Hacker Read top | best | new | newcomments | leaders | about | bookmarklet login

The main problem with the Agile industry is that the certificate mills give people the idea that they have to know nothing about software to work on/in software.

Also Scrum as outlined by people like Jim Coplien would probably be kind of fine for certain set ups, but only a few agile coaches, POs or SMs know Scrum that well, instead it's a weird mix of apocryphal, illogical practices and superficial knowledge that, coupled with an inexperienced dev team, is similar to a giant Molotow cocktail that will sooner or later explode.



view as:

Scrum is basically a set of necessary but not sufficient processes. I was sceptical about it, took the course, and aced the test.

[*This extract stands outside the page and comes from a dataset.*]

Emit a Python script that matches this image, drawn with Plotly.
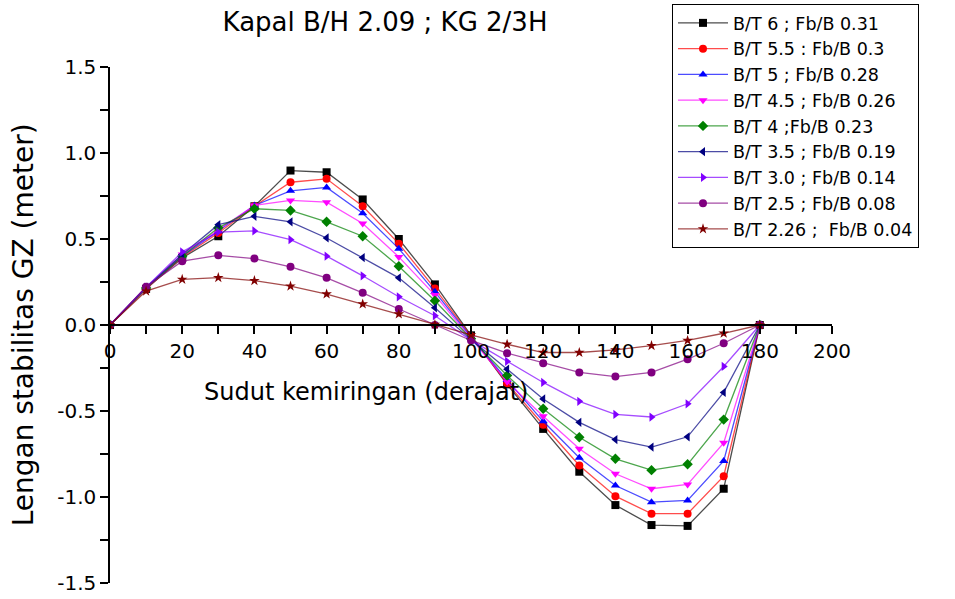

Scrum itself is like the rules for holding a good meeting. It's good common sense advice that I don't think you can actually reasonably object to.

If it's not in the Scrum guide, it's not Scrum, truly find something objectionable in that: https://scrumguides.org/scrum-guide.html

But in achieving that flawesseness, they made it so broad and vague that you really need to add additional practices to it. And then you got to be careful, mature, and thoughtful or else it's gonna turn into a shitshow... but if you just do Scrum you'll end up as a shitshow anyway.

PS- to me personally the biggest flaw is that so much hinges on the definition of done being correct, and that is at least half the battle in dev and can almost single handedly save or sink an organisation in itself.